Gauteng reports decline in deaths
Johannesburg - The number of mothers and babies dying during pregnancy and just after has declined in Gauteng, the provincial health department said on Monday.
Preliminary data for 2008 to 2011 showed the number of mothers dying during and after birth had dropped from 166 deaths per 100 000 to 144 deaths per 100 000.
Government has set a millennium goal target of 100 deaths per 100 000.
"The reduction in maternal deaths indicates the department is making encouraging progress," it said in a statement.
Data for the first quarter of this year also showed a drop in the number of babies dying just before or during birth.
The mortality rate for this category fell from 33.5 per 1 000 babies last year to 28.7 per 1 000 in the first quarter of this year.
The figures were contained in a report tabled before the Gauteng legislature health portfolio committee.
According to the report, the number of neonatal underweight or ill babies dying dropped from 11.7 per 100 to 10.5 per 100 in the same period.
Earlier this year, five babies died within five days in the Jubilee Hospital in Pretoria.
The babies were allegedly not put into incubators and could not keep warm.
Improvements at neonatal units
This was disputed by the hospital that said post mortems showed that the deaths were not a result of hospital mismanagement.

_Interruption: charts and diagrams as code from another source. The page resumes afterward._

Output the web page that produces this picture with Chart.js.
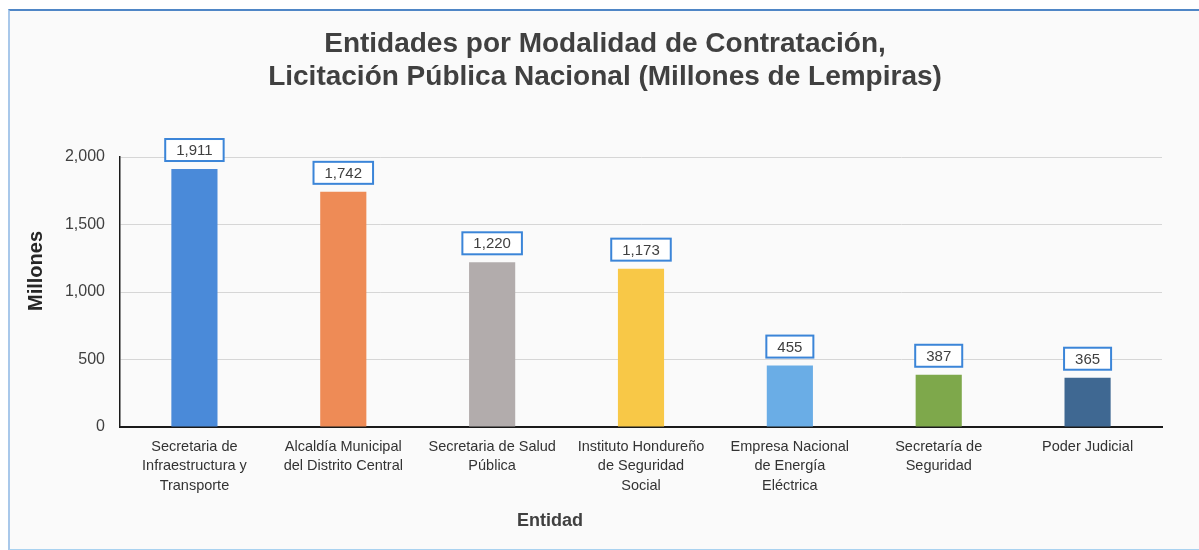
<!DOCTYPE html>
<html>
<head>
<meta charset="utf-8">
<script src="https://cdn.jsdelivr.net/npm/chart.js@4"></script>
<style>
  html, body { margin: 0; padding: 0; background: #ffffff; overflow: hidden; }
  #wrap { position: relative; width: 1199px; height: 550px; }
  #frame {
    position: absolute; left: 8px; top: 9px; width: 1200px; height: 538px;
    background: #fafafa;
    border-top: 2px solid #4f86c6;
    border-left: 2px solid #a9c8ea;
    border-bottom: 2px solid #a9d2f0;
  }
  #chart { position: absolute; left: 0; top: 0; }
</style>
</head>
<body>
<div id="wrap">
  <div id="frame"></div>
  <canvas id="chart" width="1199" height="550"></canvas>
</div>
<script>
  // datos
  const entidades = [
    ["Secretaria de", "Infraestructura y", "Transporte"],
    ["Alcaldía Municipal", "del Distrito Central"],
    ["Secretaria de Salud", "Pública"],
    ["Instituto Hondureño", "de Seguridad", "Social"],
    ["Empresa Nacional", "de Energía", "Eléctrica"],
    ["Secretaría de", "Seguridad"],
    ["Poder Judicial"]
  ];
  const montos = [1911, 1742, 1220, 1173, 455, 387, 365];
  const colores = ["#4a8ad9", "#ee8b56", "#b2acac", "#f8c847", "#6aade6", "#7ea84b", "#3f6892"];
  const tituloLineas = [
    "Entidades por Modalidad de Contratación,",
    "Licitación Pública Nacional (Millones de Lempiras)"
  ];
  const tituloX = "Entidad";
  const tituloY = "Millones";

  const FONT = "'Liberation Sans', Arial, sans-serif";
  const fmt = v => v.toLocaleString("en-US");

  // títulos dibujados a mano: el original no está centrado en el área del gráfico
  const titulos = {
    id: "titulos",
    afterDraw(chart) {
      const ctx = chart.ctx;
      ctx.save();
      ctx.fillStyle = "#404040";
      ctx.textAlign = "center";
      ctx.textBaseline = "middle";

      ctx.font = "bold 28px " + FONT;
      ctx.fillText(tituloLineas[0], 605, 44);
      ctx.fillText(tituloLineas[1], 605, 77);

      ctx.font = "bold 18px " + FONT;
      ctx.fillText(tituloX, 550, 521);

      ctx.save();
      ctx.translate(36, 271);
      ctx.rotate(-Math.PI / 2);
      ctx.fillStyle = "#262626";
      ctx.font = "bold 20px " + FONT;
      ctx.fillText(tituloY, 0, 0);
      ctx.restore();

      ctx.restore();
    }
  };

  // etiquetas con recuadro azul encima de cada barra
  const etiquetas = {
    id: "etiquetas",
    afterDatasetsDraw(chart) {
      const ctx = chart.ctx;
      const meta = chart.getDatasetMeta(0);
      ctx.save();
      ctx.font = "15px " + FONT;
      ctx.textAlign = "center";
      ctx.textBaseline = "middle";
      meta.data.forEach((bar, i) => {
        const txt = fmt(montos[i]);
        const w = ctx.measureText(txt).width + 22;
        const h = 22;
        const bottom = bar.y - 8;
        ctx.fillStyle = "#ffffff";
        ctx.fillRect(bar.x - w / 2, bottom - h, w, h);
        ctx.strokeStyle = "#3b85d8";
        ctx.lineWidth = 2;
        ctx.strokeRect(bar.x - w / 2, bottom - h, w, h);
        ctx.fillStyle = "#404040";
        ctx.fillText(txt, bar.x, bottom - h / 2 + 1);
      });
      ctx.restore();
    }
  };

  new Chart(document.getElementById("chart"), {
    type: "bar",
    data: {
      labels: entidades,
      datasets: [{
        data: montos,
        backgroundColor: colores,
        borderWidth: 0,
        barPercentage: 0.31,
        categoryPercentage: 1
      }]
    },
    options: {
      responsive: false,
      animation: false,
      layout: { padding: { left: 20, right: 37, top: 157, bottom: 0 } },
      plugins: {
        legend: { display: false },
        tooltip: { enabled: false }
      },
      scales: {
        x: {
          grid: { display: false, drawTicks: false },
          border: { display: true, color: "#1a1a1a", width: 2 },
          ticks: {
            color: "#333333",
            font: { family: FONT, size: 14.5, lineHeight: 1.34 },
            padding: 10,
            maxRotation: 0,
            autoSkip: false
          },
          afterFit(s) { s.height = 123; }
        },
        y: {
          min: 0,
          max: 2000,
          grid: {
            drawTicks: false,
            color: ctx => ctx.tick.value === 0 ? "rgba(0,0,0,0)" : "#d6d6d6",
            lineWidth: 1
          },
          border: { display: true, color: "#1a1a1a", width: 1.5 },
          ticks: {
            stepSize: 500,
            color: "#404040",
            font: { family: FONT, size: 16 },
            padding: 15,
            callback: v => fmt(v)
          },
          afterFit(s) { s.width = 100; }
        }
      }
    },
    plugins: [titulos, etiquetas]
  });
</script>
</body>
</html>
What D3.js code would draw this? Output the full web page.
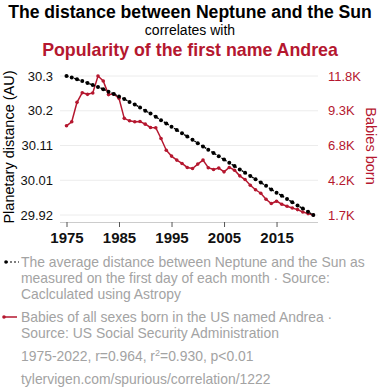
<!DOCTYPE html>
<html>
<head>
<meta charset="utf-8">
<script src="https://cdn.jsdelivr.net/npm/d3@7"></script>
<style>
  body { margin: 0; background: #fff; }
  svg { font-family: "Liberation Sans", Arial, sans-serif; display: block; }
</style>
</head>
<body>
<div id="viz"></div>
<script>
const years = d3.range(1975, 2023);

const distance = [
  30.298, 30.294, 30.289, 30.284, 30.279, 30.273, 30.268, 30.262, 30.255, 30.249,
  30.242, 30.235, 30.227, 30.220, 30.212, 30.203, 30.195, 30.186, 30.177, 30.168,
  30.159, 30.150, 30.141, 30.132, 30.123, 30.114, 30.105, 30.096, 30.087, 30.078,
  30.069, 30.060, 30.051, 30.042, 30.033, 30.024, 30.015, 30.006, 29.997, 29.987,
  29.978, 29.970, 29.961, 29.952, 29.943, 29.935, 29.926, 29.917
];

const babies = [
  8190, 8480, 9890, 10590, 10470, 10570, 11800, 11440, 10450, 10500,
  10180, 8730, 8550, 8480, 8500, 8310, 8070, 8050, 7270, 6420,
  5990, 5700, 5460, 5170, 5090, 5410, 5700, 5150, 5020, 5120,
  4850, 5170, 4970, 4560, 4290, 3880, 3550, 3300, 2860, 2550,
  2720, 2500, 2350, 2230, 2110, 1940, 1820, 1720
];

const leftTickLabels = ["29.92", "30.01", "30.11", "30.2", "30.3"];
const rightTickLabels = ["1.7K", "4.2K", "6.8K", "9.3K", "11.8K"];
const xTicks = [1975, 1985, 1995, 2005, 2015];

const red = "#b5172f";
const gray = "#a3a3a3";

const W = 380, H = 388;
const plot = { left: 66.5, right: 313.3, top: 76, bottom: 215 };

const svg = d3.select("#viz").append("svg")
  .attr("width", W)
  .attr("height", H);

// titles
svg.append("text")
  .attr("x", 190).attr("y", 17.5)
  .attr("text-anchor", "middle")
  .style("font-size", "17.6px")
  .style("font-weight", "bold")
  .text("The distance between Neptune and the Sun");

svg.append("text")
  .attr("x", 190).attr("y", 34.5)
  .attr("text-anchor", "middle")
  .style("font-size", "14px")
  .text("correlates with");

svg.append("text")
  .attr("x", 190).attr("y", 56)
  .attr("text-anchor", "middle")
  .style("font-size", "17.8px")
  .style("font-weight", "bold")
  .style("fill", red)
  .text("Popularity of the first name Andrea");

const x = d3.scaleLinear()
  .domain(d3.extent(years))
  .range([plot.left, plot.right]);

const yL = d3.scaleLinear()
  .domain(d3.extent(distance))
  .range([plot.bottom, plot.top]);

const yR = d3.scaleLinear()
  .domain(d3.extent(babies))
  .range([plot.bottom, plot.top]);

// ticks evenly spaced between data min and max
const [dMin, dMax] = yL.domain();
const leftTicks = leftTickLabels.map((t, i) => dMin + i * (dMax - dMin) / 4);

// gridlines
svg.append("g")
  .selectAll("line")
  .data(leftTicks)
  .enter()
  .append("line")
  .attr("x1", 60).attr("x2", 318)
  .attr("y1", d => yL(d)).attr("y2", d => yL(d))
  .attr("stroke", "#ececec")
  .attr("stroke-width", 1);

// left axis labels
const leftAxis = svg.append("g")
  .attr("transform", "translate(57,0)")
  .call(d3.axisLeft(yL).tickValues(leftTicks).tickSize(0).tickPadding(4)
    .tickFormat((d, i) => leftTickLabels[i]));
leftAxis.select(".domain").remove();
leftAxis.selectAll("text")
  .style("font-size", "13px")
  .style("font-family", "Liberation Sans, Arial, sans-serif")
  .attr("fill", "#111");

// right axis labels
const rightAxis = svg.append("g")
  .attr("transform", "translate(324,0)")
  .call(d3.axisRight(yL).tickValues(leftTicks).tickSize(0).tickPadding(4)
    .tickFormat((d, i) => rightTickLabels[i]));
rightAxis.select(".domain").remove();
rightAxis.selectAll("text")
  .style("font-size", "13px")
  .style("font-family", "Liberation Sans, Arial, sans-serif")
  .attr("fill", red);

// bottom axis
const xAxis = svg.append("g")
  .attr("transform", "translate(0,222)")
  .call(d3.axisBottom(x).tickValues(xTicks).tickSize(5).tickPadding(5)
    .tickFormat(d3.format("d")));
xAxis.select(".domain")
  .attr("d", "M60,0.5H318")
  .attr("stroke", "#cccccc");
xAxis.selectAll(".tick line").attr("stroke", "#555");
xAxis.selectAll("text")
  .style("font-size", "15px")
  .style("font-weight", "bold")
  .style("font-family", "Liberation Sans, Arial, sans-serif")
  .attr("fill", "#111");

// axis titles
svg.append("text")
  .attr("transform", "translate(14,147) rotate(-90)")
  .attr("text-anchor", "middle")
  .style("font-size", "14.5px")
  .text("Planetary distance (AU)");

svg.append("text")
  .attr("transform", "translate(366,146) rotate(90)")
  .attr("text-anchor", "middle")
  .style("font-size", "14.5px")
  .style("fill", red)
  .text("Babies born");

// red series
const babyData = years.map((yr, i) => ({ year: yr, value: babies[i] }));
const distData = years.map((yr, i) => ({ year: yr, value: distance[i] }));

svg.append("path")
  .datum(babyData)
  .attr("fill", "none")
  .attr("stroke", red)
  .attr("stroke-width", 1.5)
  .attr("d", d3.line().x(d => x(d.year)).y(d => yR(d.value)));

svg.selectAll("circle.baby")
  .data(babyData)
  .enter()
  .append("circle")
  .attr("class", "baby")
  .attr("cx", d => x(d.year))
  .attr("cy", d => yR(d.value))
  .attr("r", 1.8)
  .attr("fill", red);

// black series
svg.append("path")
  .datum(distData)
  .attr("fill", "none")
  .attr("stroke", "#000")
  .attr("stroke-width", 1.3)
  .attr("stroke-dasharray", "2,2")
  .attr("d", d3.line().x(d => x(d.year)).y(d => yL(d.value)));

svg.selectAll("circle.dist")
  .data(distData)
  .enter()
  .append("circle")
  .attr("class", "dist")
  .attr("cx", d => x(d.year))
  .attr("cy", d => yL(d.value))
  .attr("r", 2)
  .attr("fill", "#000");

// legend
const legend = svg.append("g").style("font-size", "13.9px").style("fill", gray);

legend.append("line")
  .attr("x1", 6).attr("x2", 19).attr("y1", 262).attr("y2", 262)
  .attr("stroke", "#000").attr("stroke-width", 1.2).attr("stroke-dasharray", "2,2");
legend.append("circle").attr("cx", 6).attr("cy", 262).attr("r", 1.8).attr("fill", "#000");

const legend1 = [
  "The average distance between Neptune and the Sun as",
  "measured on the first day of each month · Source:",
  "Caclculated using Astropy"
];
legend.selectAll("text.l1")
  .data(legend1)
  .enter()
  .append("text")
  .attr("class", "l1")
  .attr("x", 21)
  .attr("y", (d, i) => 266.5 + i * 16)
  .text(d => d);

legend.append("line")
  .attr("x1", 4).attr("x2", 17).attr("y1", 317).attr("y2", 317)
  .attr("stroke", red).attr("stroke-width", 1.5);
legend.append("circle").attr("cx", 4).attr("cy", 317).attr("r", 1.8).attr("fill", red);

const legend2 = [
  "Babies of all sexes born in the US named Andrea ·",
  "Source: US Social Security Administration"
];
legend.selectAll("text.l2")
  .data(legend2)
  .enter()
  .append("text")
  .attr("class", "l2")
  .attr("x", 21)
  .attr("y", (d, i) => 321.5 + i * 16)
  .text(d => d);

legend.append("text")
  .attr("x", 21).attr("y", 360.5)
  .html("1975-2022, r=0.964, r<tspan baseline-shift=\"super\" font-size=\"9px\">2</tspan>=0.930, p&lt;0.01");

legend.append("text")
  .attr("x", 21).attr("y", 383.5)
  .text("tylervigen.com/spurious/correlation/1222");
</script>
</body>
</html>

Last year, a group of experts was convened to investigate why six babies died around the same time at the Charlotte Maxeke Hospital in Johannesburg.

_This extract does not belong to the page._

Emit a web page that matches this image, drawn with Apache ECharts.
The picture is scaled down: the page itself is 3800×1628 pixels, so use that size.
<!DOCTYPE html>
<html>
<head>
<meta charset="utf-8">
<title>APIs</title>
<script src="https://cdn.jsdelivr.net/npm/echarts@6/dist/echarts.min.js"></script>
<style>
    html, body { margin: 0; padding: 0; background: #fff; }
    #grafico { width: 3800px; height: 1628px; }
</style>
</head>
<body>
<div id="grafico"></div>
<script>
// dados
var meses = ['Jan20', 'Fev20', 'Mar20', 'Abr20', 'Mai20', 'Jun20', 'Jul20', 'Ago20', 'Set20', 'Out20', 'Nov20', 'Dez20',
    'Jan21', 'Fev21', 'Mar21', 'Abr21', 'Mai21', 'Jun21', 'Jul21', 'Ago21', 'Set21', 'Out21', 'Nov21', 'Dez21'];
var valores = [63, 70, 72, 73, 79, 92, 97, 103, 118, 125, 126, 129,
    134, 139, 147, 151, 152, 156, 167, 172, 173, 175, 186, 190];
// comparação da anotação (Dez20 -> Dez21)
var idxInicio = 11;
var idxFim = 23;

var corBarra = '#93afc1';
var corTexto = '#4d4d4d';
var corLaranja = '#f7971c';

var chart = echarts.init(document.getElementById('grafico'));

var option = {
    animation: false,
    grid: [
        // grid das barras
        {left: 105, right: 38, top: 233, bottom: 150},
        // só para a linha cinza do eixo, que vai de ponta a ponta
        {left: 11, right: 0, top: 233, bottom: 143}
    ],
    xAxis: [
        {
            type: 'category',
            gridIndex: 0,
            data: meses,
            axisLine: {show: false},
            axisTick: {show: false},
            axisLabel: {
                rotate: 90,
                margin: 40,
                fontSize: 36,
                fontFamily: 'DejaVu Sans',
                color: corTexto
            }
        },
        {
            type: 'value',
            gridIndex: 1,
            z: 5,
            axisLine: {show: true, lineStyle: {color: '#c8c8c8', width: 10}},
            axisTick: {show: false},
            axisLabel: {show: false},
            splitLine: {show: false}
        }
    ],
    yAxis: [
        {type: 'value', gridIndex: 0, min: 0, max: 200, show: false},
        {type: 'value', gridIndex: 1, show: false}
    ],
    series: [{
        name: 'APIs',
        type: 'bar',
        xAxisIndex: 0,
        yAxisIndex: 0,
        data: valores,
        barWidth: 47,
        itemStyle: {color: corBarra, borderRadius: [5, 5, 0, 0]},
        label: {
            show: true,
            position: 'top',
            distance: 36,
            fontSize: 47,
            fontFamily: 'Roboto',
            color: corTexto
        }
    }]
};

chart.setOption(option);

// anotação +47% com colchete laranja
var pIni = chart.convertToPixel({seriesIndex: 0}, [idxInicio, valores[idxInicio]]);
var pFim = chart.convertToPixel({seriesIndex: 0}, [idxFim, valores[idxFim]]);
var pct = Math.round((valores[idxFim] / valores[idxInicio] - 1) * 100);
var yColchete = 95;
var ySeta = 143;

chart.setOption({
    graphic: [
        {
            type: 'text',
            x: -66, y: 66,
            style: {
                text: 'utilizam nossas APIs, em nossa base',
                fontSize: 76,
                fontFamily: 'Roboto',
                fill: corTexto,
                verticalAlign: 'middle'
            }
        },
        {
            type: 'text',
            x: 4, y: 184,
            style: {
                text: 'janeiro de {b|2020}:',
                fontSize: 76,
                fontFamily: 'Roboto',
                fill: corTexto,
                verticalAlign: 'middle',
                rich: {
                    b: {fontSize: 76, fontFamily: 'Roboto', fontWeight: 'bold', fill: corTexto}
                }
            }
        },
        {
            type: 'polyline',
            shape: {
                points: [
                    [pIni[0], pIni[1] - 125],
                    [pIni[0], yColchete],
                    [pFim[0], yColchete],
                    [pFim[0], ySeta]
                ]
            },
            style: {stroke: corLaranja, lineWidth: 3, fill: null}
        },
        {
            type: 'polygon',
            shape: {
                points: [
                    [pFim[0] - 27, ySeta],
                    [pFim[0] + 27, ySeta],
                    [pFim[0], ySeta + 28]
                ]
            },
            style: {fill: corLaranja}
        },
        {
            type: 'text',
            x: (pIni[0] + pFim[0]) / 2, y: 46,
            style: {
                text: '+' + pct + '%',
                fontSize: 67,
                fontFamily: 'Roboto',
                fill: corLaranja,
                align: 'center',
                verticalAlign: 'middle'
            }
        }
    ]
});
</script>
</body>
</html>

The babies contracted the norovirus and it was found that overcrowding, staff shortages, and lack of equipment contributed to their deaths.
On Monday, the department said there had been improvements made in neonatal units at Natalspruit, Charlotte Maxeke, and Jubilee hospitals.

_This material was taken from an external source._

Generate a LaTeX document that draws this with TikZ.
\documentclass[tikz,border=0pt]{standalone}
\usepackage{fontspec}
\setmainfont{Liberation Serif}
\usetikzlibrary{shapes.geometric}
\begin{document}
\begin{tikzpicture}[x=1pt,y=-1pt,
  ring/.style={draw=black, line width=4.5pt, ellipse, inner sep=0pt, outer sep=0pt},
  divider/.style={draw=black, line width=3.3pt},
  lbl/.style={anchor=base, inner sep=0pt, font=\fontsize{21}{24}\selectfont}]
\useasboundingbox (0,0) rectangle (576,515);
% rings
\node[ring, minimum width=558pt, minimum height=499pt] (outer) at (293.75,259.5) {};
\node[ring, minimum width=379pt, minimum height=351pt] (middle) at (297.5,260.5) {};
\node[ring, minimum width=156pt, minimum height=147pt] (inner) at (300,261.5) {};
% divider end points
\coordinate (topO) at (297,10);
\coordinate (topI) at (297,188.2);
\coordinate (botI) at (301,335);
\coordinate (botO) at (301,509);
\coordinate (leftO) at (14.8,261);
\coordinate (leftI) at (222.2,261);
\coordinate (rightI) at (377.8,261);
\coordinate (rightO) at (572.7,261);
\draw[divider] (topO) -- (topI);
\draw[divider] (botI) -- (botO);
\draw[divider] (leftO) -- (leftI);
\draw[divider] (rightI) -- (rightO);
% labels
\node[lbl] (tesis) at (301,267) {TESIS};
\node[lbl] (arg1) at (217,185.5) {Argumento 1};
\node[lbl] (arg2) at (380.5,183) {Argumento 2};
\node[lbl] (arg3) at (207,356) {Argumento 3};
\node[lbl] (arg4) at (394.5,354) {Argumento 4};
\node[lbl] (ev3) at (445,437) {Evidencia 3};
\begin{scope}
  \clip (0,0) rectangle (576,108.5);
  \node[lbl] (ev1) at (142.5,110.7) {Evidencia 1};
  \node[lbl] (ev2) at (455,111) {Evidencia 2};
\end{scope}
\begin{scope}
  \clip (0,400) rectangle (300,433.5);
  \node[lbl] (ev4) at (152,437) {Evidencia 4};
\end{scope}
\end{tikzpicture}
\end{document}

Kangaroo mother care units had also been established in 23 out of 24 hospitals for the survival of premature babies.
Infection control had been improved by installing waterless antibacterial hand wash dispensers in neonatal wards at Dr George Mukhari Academic, Chris Hani-Baragwanath Academic, Charlotte Maxeke, Natalspruit, Pholosong, Far East Rand, and Sebokeng hospitals.
The department said reports showed there had been a slight increase in the number of mothers opting for caesarean operations.
This had increased from 27% to 28.7% in the last financial year.
"Delivery by caesarean section is important in reducing the risk of infecting new born babies with HIV if mothers did not receive antiretroviral therapy," the department said.